— START OF STORED ROWS —

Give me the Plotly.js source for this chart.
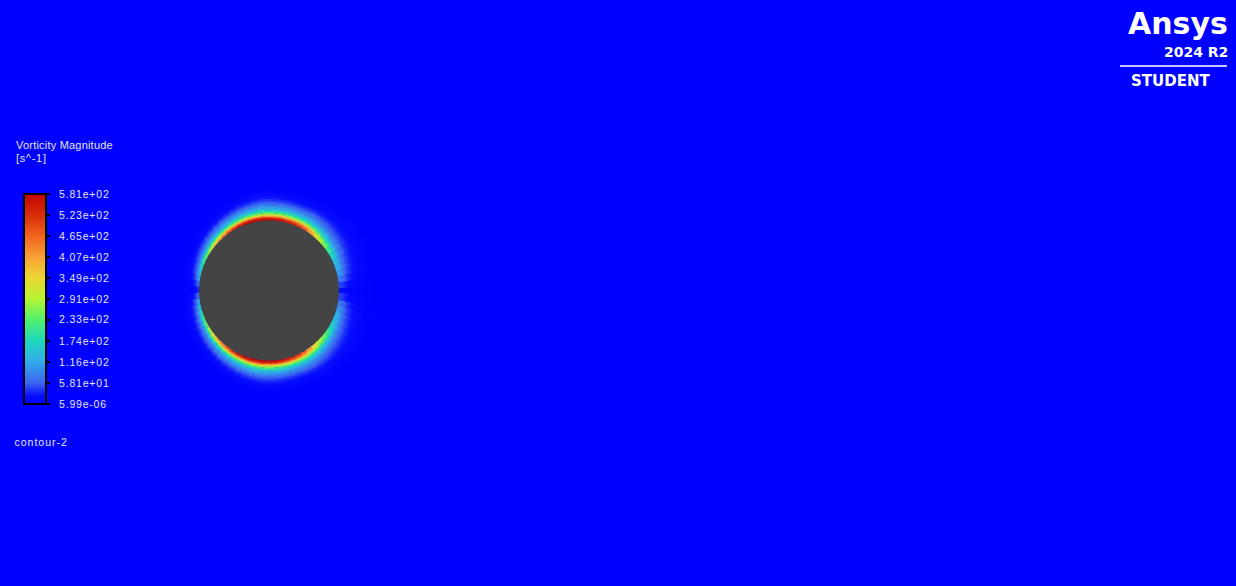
<!DOCTYPE html>
<html>
<head>
<meta charset="utf-8">
<script src="https://cdn.plot.ly/plotly-3.0.1.min.js"></script>
<style>
  html, body { margin: 0; padding: 0; background: #0000ff; overflow: hidden; }
  #chart { width: 1236px; height: 586px; }
  .colorbar text { letter-spacing: 0.8px; }
  .annotation[data-index="0"] text { letter-spacing: 0.2px; }
  .annotation[data-index="1"] text { letter-spacing: 0.7px; }
  .annotation[data-index="2"] text { letter-spacing: 1px; }
</style>
</head>
<body>
<div id="chart"></div>
<script>
// ---------------- data ----------------
// wall angle measured from the rear (+x) of the cylinder, counter-clockwise, upper half (mirrored below)
const wallAngleDeg = [0,5,10,15,20,25,30,35,40,45,50,55,60,65,70,75,80,85,90,95,100,105,110,115,120,125,130,135,140,145,150,155,160,165,170,175,180];
// vorticity magnitude at the wall [s^-1]
const wallVorticity = [17,46,81,105,128,151,186,221,261,302,360,418,476,511,535,552,564,569,575,581,581,580,569,552,523,488,447,407,360,308,267,232,198,163,122,70,35];
// boundary-layer thickness (in cylinder radii) where vorticity falls to ~half
const layerThickness = [0.129,0.129,0.129,0.129,0.125,0.121,0.118,0.114,0.110,0.106,0.102,0.097,0.093,0.089,0.086,0.086,0.086,0.086,0.086,0.086,0.083,0.080,0.077,0.074,0.071,0.069,0.066,0.064,0.063,0.061,0.060,0.059,0.057,0.057,0.057,0.057,0.057];
// radial profile: band edges (in local thicknesses from wall) and fraction of wall vorticity in each band
const profileDepth = [0,0.2,0.4,0.6,0.8,1.0,1.2,1.4,1.6,1.8,2.0,2.3,2.6,2.9,3.2,3.6,4.0,4.5,5.0];
const profileFraction = [0.99,0.95,0.86,0.72,0.58,0.47,0.39,0.33,0.28,0.23,0.19,0.15,0.12,0.09,0.065,0.045,0.028,0.014];
const cylinderRadius = 1;
const cylinderSectors = [0, 45, 90, 135, 180, 225, 270, 315];

// colorbar
const vortMin = 5.99e-6;
const vortMax = 581;
const tickValues = [5.99e-6, 58.1, 116, 174, 233, 291, 349, 407, 465, 523, 581];
const tickLabels = ['5.99e-06','5.81e+01','1.16e+02','1.74e+02','2.33e+02','2.91e+02','3.49e+02','4.07e+02','4.65e+02','5.23e+02','5.81e+02'];
const legendTitle = ['Vorticity Magnitude', '[s^-1]'];
const contourName = 'contour-2';

// ---------------- styles ----------------
const fluentScale = [
  [0.00, 'rgb(0,0,255)'],
  [0.04, 'rgb(8,14,252)'],
  [0.10, 'rgb(60,100,240)'],
  [0.20, 'rgb(50,170,235)'],
  [0.30, 'rgb(30,215,190)'],
  [0.40, 'rgb(80,240,110)'],
  [0.50, 'rgb(180,245,50)'],
  [0.60, 'rgb(235,215,50)'],
  [0.70, 'rgb(250,160,55)'],
  [0.80, 'rgb(240,100,30)'],
  [0.90, 'rgb(215,45,10)'],
  [1.00, 'rgb(195,5,0)']
];
const W = 1236, H = 586;
const cx = 269, cy = 290.5, Rpx = 126;   // pixel layout of polar area
const rMax = 1.8;
const txtColor = '#e6e6f2';
const txtFont = 'Liberation Sans, Arial, sans-serif';
const labelPad = '\u00a0\u00a0';

// ---------------- build the bar table ----------------
const step = 5;
const overlapDeg = 1.2;      // slight overlap so wedges show no seams
const overlapR = 0.006;
const nAng = 360 / step;
const thetaArr = [], baseArr = [], rArr = [], valArr = [];
for (let k = 0; k < nAng; k++) {
  const th = k * step;
  const h = k <= nAng / 2 ? k : nAng - k;
  const w = wallVorticity[h];
  const s = layerThickness[h];
  for (let j = 0; j < profileFraction.length; j++) {
    thetaArr.push(th);
    baseArr.push(cylinderRadius + profileDepth[j] * s);
    rArr.push((profileDepth[j + 1] - profileDepth[j]) * s + overlapR);
    valArr.push(w * profileFraction[j]);
  }
}

const cylinder = {
  type: 'barpolar',
  theta: cylinderSectors, r: cylinderSectors.map(() => cylinderRadius), base: 0, width: 94,
  marker: { color: '#444444', line: { width: 0 } },
  hoverinfo: 'skip', showlegend: false
};

const field = {
  type: 'barpolar',
  theta: thetaArr, r: rArr, base: baseArr, width: step + overlapDeg,
  marker: {
    color: valArr, colorscale: fluentScale, cmin: vortMin, cmax: vortMax,
    line: { width: 0 },
    showscale: true,
    colorbar: {
      x: 24 / W, xanchor: 'left', xref: 'paper',
      y: 1 - 299 / H, yanchor: 'middle', yref: 'paper',
      len: 210, lenmode: 'pixels',
      thickness: 22, thicknessmode: 'pixels',
      xpad: 0, ypad: 0,
      outlinecolor: '#000000', outlinewidth: 2,
      bgcolor: 'rgba(0,0,0,0)', borderwidth: 0,
      tickmode: 'array', tickvals: tickValues, ticktext: tickLabels.map(t => labelPad + t),
      ticks: 'outside', ticklen: 3, tickwidth: 1.5, tickcolor: '#000000',
      tickfont: { family: txtFont, size: 10.5, color: txtColor }
    }
  },
  hoverinfo: 'skip', showlegend: false
};

const layout = {
  width: W, height: H,
  margin: { l: 0, r: 0, t: 0, b: 0, pad: 0 },
  paper_bgcolor: '#0000ff',
  plot_bgcolor: '#0000ff',
  showlegend: false,
  dragmode: false,
  polar: {
    domain: { x: [(cx - Rpx) / W, (cx + Rpx) / W], y: [1 - (cy + Rpx) / H, 1 - (cy - Rpx) / H] },
    bgcolor: 'rgba(0,0,0,0)',
    barmode: 'overlay',
    bargap: 0,
    radialaxis: { range: [0, rMax], visible: false, showgrid: false, showline: false, showticklabels: false, ticks: '' },
    angularaxis: { visible: false, rotation: 0, direction: 'counterclockwise', showgrid: false, showline: false, showticklabels: false, ticks: '' }
  },
  annotations: [
    { text: legendTitle[0], x: 15.8 / W, y: 1 - 145 / H, xref: 'paper', yref: 'paper', xanchor: 'left', yanchor: 'middle', showarrow: false, font: { family: txtFont, size: 11, color: txtColor } },
    { text: legendTitle[1], x: 16.1 / W, y: 1 - 158 / H, xref: 'paper', yref: 'paper', xanchor: 'left', yanchor: 'middle', showarrow: false, font: { family: txtFont, size: 11, color: txtColor } },
    { text: contourName, x: 16.5 / W, y: 1 - 442 / H, xref: 'paper', yref: 'paper', xanchor: 'left', yanchor: 'middle', showarrow: false, font: { family: txtFont, size: 10.5, color: txtColor } },
    { text: '<b>Ansys</b>', x: 1230 / W, y: 1 - 23 / H, xref: 'paper', yref: 'paper', xanchor: 'right', yanchor: 'middle', showarrow: false, font: { family: 'DejaVu Sans', size: 30, color: '#ffffff' } },
    { text: '<b>2024 R2</b>', x: 1230 / W, y: 1 - 52 / H, xref: 'paper', yref: 'paper', xanchor: 'right', yanchor: 'middle', showarrow: false, font: { family: 'DejaVu Sans', size: 14, color: '#ffffff' } },
    { text: '<b>STUDENT</b>', x: 1170 / W, y: 1 - 81 / H, xref: 'paper', yref: 'paper', xanchor: 'center', yanchor: 'middle', showarrow: false, font: { family: 'DejaVu Sans', size: 15, color: '#ffffff' } }
  ],
  shapes: [
    { type: 'line', xref: 'paper', yref: 'paper', x0: 1120 / W, x1: 1227 / W, y0: 1 - 66 / H, y1: 1 - 66 / H, line: { color: '#c8c8ff', width: 2 } }
  ]
};

Plotly.newPlot('chart', [cylinder, field], layout, { staticPlot: true, displayModeBar: false });
</script>
</body>
</html>
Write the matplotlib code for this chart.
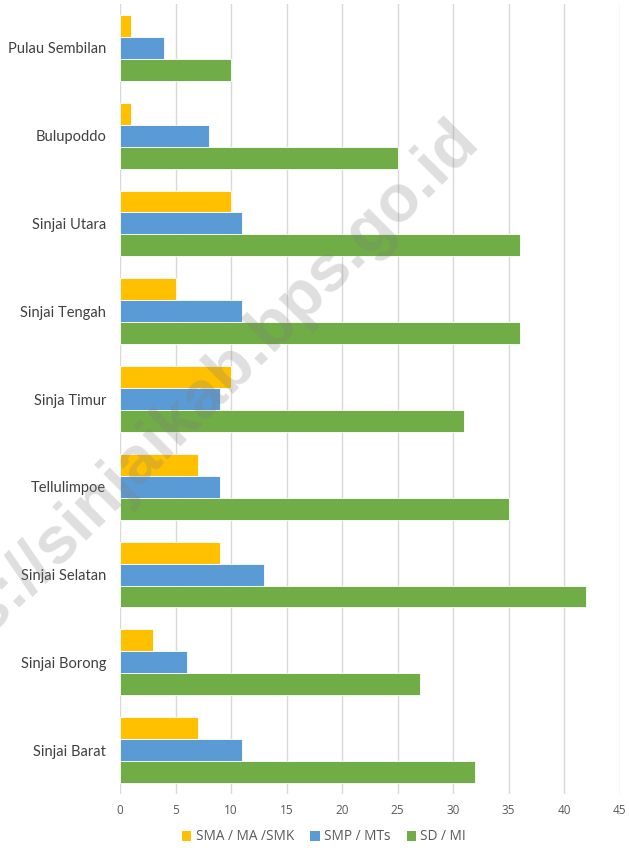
import matplotlib
matplotlib.use("Agg")
import matplotlib.pyplot as plt
import numpy as np
from matplotlib.patches import Patch

categories = ["Sinjai Barat", "Sinjai Borong", "Sinjai Selatan", "Tellulimpoe",
              "Sinja Timur", "Sinjai Tengah", "Sinjai Utara", "Bulupoddo", "Pulau Sembilan"]
sma = [7, 3, 9, 7, 10, 5, 10, 1, 1]
smp = [11, 6, 13, 9, 9, 11, 11, 8, 4]
sd = [32, 27, 42, 35, 31, 36, 36, 25, 10]
series_names = ["SMA / MA /SMK", "SMP / MTs", "SD / MI"]
colors = ["#FFC000", "#5B9BD5", "#70AD47"]
xticks = [0, 5, 10, 15, 20, 25, 30, 35, 40, 45]

W, H = 629, 848
fig = plt.figure(figsize=(W / 100, H / 100), dpi=100)
ax = fig.add_axes([120 / W, 1 - 794 / H, (619.5 - 120) / W, (794 - 4) / H])

y = np.arange(len(categories))
bh = 0.25
for vals, off, c in zip([sma, smp, sd], [bh, 0, -bh], colors):
    ax.barh(y + off, vals, height=bh, color=c, edgecolor="white", linewidth=0.6, zorder=3)

ax.set_ylim(-0.5, len(categories) - 0.5)
ax.set_xlim(0, 45)
ax.set_xticks(xticks)
ax.set_xticklabels([str(t) for t in xticks], fontsize=8.5, color="#595959", family="Open Sans")
ax.set_yticks(y)
ax.set_yticklabels(categories, fontsize=10.5, color="#404040", family="Lato")
ax.tick_params(axis="y", length=0, pad=10)
ax.tick_params(axis="x", length=0, pad=7)
ax.grid(axis="x", color="#D9D9D9", linewidth=1, zorder=0)
ax.set_axisbelow(True)
for s in ax.spines.values():
    s.set_visible(False)

handles = [Patch(facecolor=c, edgecolor="none") for c in colors]
fig.legend(handles, series_names, loc="center", bbox_to_anchor=(0.515, 1 - 837 / H),
           ncol=3, frameon=False, handlelength=0.7, handleheight=0.7,
           handletextpad=0.3, columnspacing=1.2, labelcolor="#595959",
           prop={"family": "Open Sans", "size": 9.8})

fig.text(480 / W, 1 - 142 / H, "https://sinjaikab.bps.go.id", rotation=45,
         rotation_mode="anchor", ha="right", va="baseline", fontsize=48,
         fontweight="bold", family="Liberation Sans", color="#7f7f7f", alpha=0.25,
         zorder=10)

fig.savefig("out.png", dpi=100)
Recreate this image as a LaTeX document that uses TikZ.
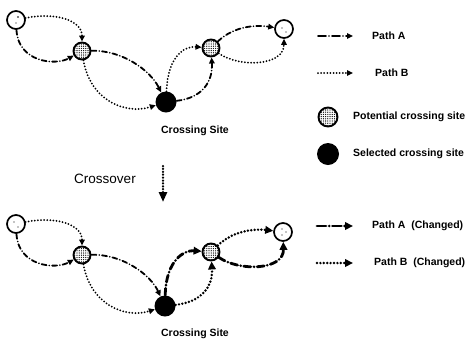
\documentclass[tikz,border=0pt]{standalone}
\usepackage{fontspec}
\setmainfont{Liberation Sans}
\usetikzlibrary{arrows.meta,patterns.meta}
\begin{document}
\begin{tikzpicture}[x=1pt,y=-1pt,
 endpt/.style={circle,draw,line width=1.7pt,fill=white,minimum size=18pt,inner sep=0pt},
 potsite/.style={circle,draw,line width=1.9pt,minimum size=17pt,inner sep=0pt,preaction={fill=white},pattern={Dots[distance=2.2pt,radius=0.65pt]}},
 selsite/.style={circle,fill=black,minimum size=21pt,inner sep=0pt},
 pa/.style={line width=1.8pt,line cap=round,dash pattern=on 5pt off 2.8pt on 0pt off 2.8pt,-{Triangle[length=6pt,width=5.5pt]}},
 pb/.style={line width=2pt,line cap=round,dash pattern=on 0pt off 3.1pt,-{Triangle[length=6pt,width=5.5pt]}},
 pac/.style={line width=2.8pt,line cap=round,dash pattern=on 7pt off 3.2pt on 0pt off 3.2pt,-{Triangle[length=8pt,width=7.5pt]}},
 pbc/.style={line width=2.7pt,line cap=round,dash pattern=on 0pt off 3.4pt,-{Triangle[length=8pt,width=7.5pt]}},
 lbl/.style={font=\bfseries\fontsize{10.5}{12}\selectfont,inner sep=0pt},
 tinydot/.style={fill=black},
]
\useasboundingbox (0,0) rectangle (468,341);

% ---------- top graph ----------
\node[endpt] (s1) at (16,20) {};
\node[potsite] (p1) at (82,51) {};
\node[selsite] (c) at (166,102) {};
\node[potsite] (p2) at (211,48) {};
\node[endpt] (e) at (284,29) {};
\fill[tinydot] (s1) ++(2,-3) circle (0.8);
\fill[tinydot] (s1) ++(0,3) circle (0.7);
\fill[tinydot] (e) ++(-2,-1) circle (0.7);
\fill[tinydot] (e) ++(2,3) circle (0.7);

\draw[pb] (s1) .. controls (55,12) and (82,20) .. (p1);
\draw[pa] (s1) .. controls (18,62) and (55,66) .. (p1);
\draw[pa] (p1) .. controls (122,50) and (150,70) .. (c);
\draw[pb] (p1) .. controls (90,100) and (125,115) .. (c);
\draw[pb] (c) .. controls (168,55) and (185,46) .. (p2);
\draw[pa] (c) .. controls (202,98) and (213,82) .. (p2);
\draw[pa] (p2) .. controls (235,25) and (258,25) .. (e);
\draw[pb] (p2) .. controls (240,68) and (284,66) .. (e);
\node[lbl] (cs1) at (195,131) {Crossing Site};

% ---------- crossover ----------
\node[font=\fontsize{13.5}{15}\selectfont,inner sep=0pt] (cross) at (105,179) {Crossover};
\coordinate (co1) at (163,166);
\coordinate (co2) at (163,202);
\draw[line width=2.5pt,line cap=round,dash pattern=on 0pt off 2.9pt,-{Triangle[length=10pt,width=8pt]}] (co1) -- (co2);

% ---------- bottom graph ----------
\begin{scope}[shift={(0,204)}]
\node[endpt] (s1b) at (16,20) {};
\node[potsite] (p1b) at (82,51) {};
\node[selsite] (cb) at (165,102) {};
\node[potsite] (p2b) at (211,48) {};
\node[endpt] (eb) at (283,28) {};
\fill[tinydot] (s1b) ++(-2,-2) circle (0.7);
\fill[tinydot] (s1b) ++(2,3) circle (0.7);
\fill[tinydot] (eb) ++(-1,-3) circle (0.7);
\fill[tinydot] (eb) ++(3,0) circle (0.7);
\fill[tinydot] (eb) ++(-1,3) circle (0.7);

\draw[pb] (s1b) .. controls (55,12) and (82,20) .. (p1b);
\draw[pa] (s1b) .. controls (18,62) and (55,66) .. (p1b);
\draw[pa] (p1b) .. controls (122,50) and (150,70) .. (cb);
\draw[pb] (p1b) .. controls (90,100) and (125,115) .. (cb);
\draw[pac] (cb) .. controls (166,55) and (185,46) .. (p2b);
\draw[pbc] (cb) .. controls (202,98) and (213,82) .. (p2b);
\draw[pbc] (p2b) .. controls (235,25) and (258,25) .. (eb);
\draw[pac] (p2b) .. controls (240,68) and (284,66) .. (eb);
\node[lbl] (cs2) at (195,130) {Crossing Site};
\end{scope}

% ---------- legend ----------
\coordinate (la1) at (318,36); \coordinate (la2) at (353,36);
\draw[pa,dash pattern=on 8pt off 3pt on 0pt off 3pt] (la1) -- (la2);
\node[lbl,anchor=west] (ta) at (372,36) {Path A};
\coordinate (lb1) at (318,73); \coordinate (lb2) at (353,73);
\draw[pb] (lb1) -- (lb2);
\node[lbl,anchor=west] (tb) at (375,73) {Path B};
\node[potsite,minimum size=19pt] (lp) at (328,117) {};
\node[lbl,anchor=west] (tp) at (353,117) {Potential crossing site};
\node[selsite,minimum size=22pt] (ls) at (328,154) {};
\node[lbl,anchor=west] (ts) at (353,154) {Selected crossing site};

\coordinate (lac1) at (317,226); \coordinate (lac2) at (353,226);
\draw[pac,dash pattern=on 9pt off 3.2pt on 0pt off 3.2pt] (lac1) -- (lac2);
\node[lbl,anchor=west] (tac) at (372,226) {Path A\ \ (Changed)};
\coordinate (lbc1) at (317,263); \coordinate (lbc2) at (353,263);
\draw[pbc] (lbc1) -- (lbc2);
\node[lbl,anchor=west] (tbc) at (374,263) {Path B\ \ (Changed)};
\end{tikzpicture}
\end{document}
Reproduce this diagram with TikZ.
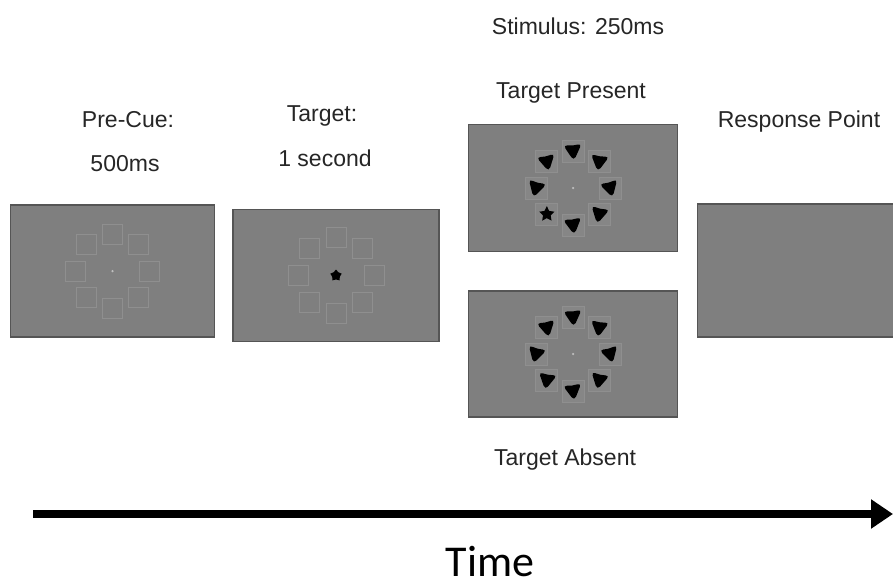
\documentclass[tikz,border=0pt]{standalone}
\usepackage{fontspec}
\setmainfont{Liberation Sans}
\newfontfamily\timefont{Carlito}
\usetikzlibrary{arrows.meta,shapes.geometric,calc}
\definecolor{panelgray}{HTML}{7F7F7F}
\definecolor{panelborder}{HTML}{555555}
\definecolor{sqline}{HTML}{8F8F8F}
\definecolor{sqfill}{HTML}{868686}
\tikzset{
  x=1pt, y=-1pt,
  panel/.style={draw=panelborder, fill=panelgray, line width=1.3pt, inner sep=0pt},
  sq/.style={draw=sqline, line width=0.9pt, minimum size=20pt, inner sep=0pt},
  sqf/.style={sq, minimum size=22pt, fill=sqfill},
  fix/.style={circle, fill=black!25, minimum size=2.5pt, inner sep=0pt},
  lbl/.style={anchor=base, font=\fontsize{23}{26}\selectfont, text=black!85},
  tstar/.style={star, star points=5, star point ratio=2.0, fill=black, minimum size=16pt, inner sep=0pt},
  pstar/.style={star, star points=5, star point ratio=1.5, fill=black, minimum size=12pt, inner sep=0pt},
}
\newcommand{\blobat}[2]{%
  \begin{scope}[shift={(#1)}, rotate=#2]
    \fill[black, rounded corners=4.5pt] (-9.5,-7) -- (0,-5) -- (9.5,-7) -- (0,10) -- cycle;
  \end{scope}}
\begin{document}
\begin{tikzpicture}
\useasboundingbox[fill=white] (0,0) rectangle (893,586);

% panels
\node[panel, minimum width=204pt, minimum height=132pt] (p1) at (112.5,271) {};
\node[panel, minimum width=206pt, minimum height=132pt] (p2) at (336,275.5) {};
\node[panel, minimum width=209pt, minimum height=127pt] (p3) at (573,188) {};
\node[panel, minimum width=209pt, minimum height=126pt] (p4) at (573,354) {};
\node[panel, minimum width=210pt, minimum height=133pt, anchor=west] (p5) at (697,270.5) {};

% panel 1: pre-cue
\foreach \a in {0,45,...,315} \node[sq] at ($(p1)+(\a:37)$) {};
\node[fix] (f1) at (p1) {};

% panel 2: target
\foreach \a in {0,45,...,315} \node[sq] at ($(p2)+(\a:38)$) {};
\node[pstar] (t2) at (p2) {};

% panel 3: target present (star at lower left)
\foreach \a/\r in {90/8,45/-12,0/15,315/-8,270/5,180/-15,225/12} {
  \node[sqf] at ($(p3)+(\a:37)$) {};
  \blobat{$(p3)+(\a:37)$}{\r}
}
\node[sqf] at ($(p3)+(135:37)$) {};
\node[tstar] (t3) at ($(p3)+(135:37)$) {};
\node[fix] (f3) at (p3) {};

% panel 4: target absent
\foreach \a/\r in {90/8,45/-12,0/15,315/-8,270/5,225/12,180/-15,135/-10} {
  \node[sqf] at ($(p4)+(\a:37)$) {};
  \blobat{$(p4)+(\a:37)$}{\r}
}
\node[fix] (f4) at (p4) {};

% labels
\node[lbl] (stim) at (578,35) {Stimulus: 250ms};
\node[lbl] (tpres) at (571,98) {Target Present};
\node[lbl] (pre1) at (128,127) {Pre-Cue:};
\node[lbl] (pre2) at (125,171) {500ms};
\node[lbl] (tg1) at (322,121) {Target:};
\node[lbl] (tg2) at (325,166) {1 second};
\node[lbl] (resp) at (799,127) {Response Point};
\node[lbl] (tabs) at (565,465) {Target Absent};

% time arrow
\coordinate (ta) at (33,514);
\coordinate (tb) at (893,514);
\draw[line width=8pt, -{Triangle[length=22pt,width=28pt]}] (ta) -- (tb);
\node[anchor=base, inner sep=0pt, font=\timefont\fontsize{44}{48}\selectfont] (time) at (490,576) {Time};
\end{tikzpicture}
\end{document}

— END OF STORED ROWS —

GIVEN TASK: Give only the number of lines in the data that hold the string "this".

THE REPLY: 4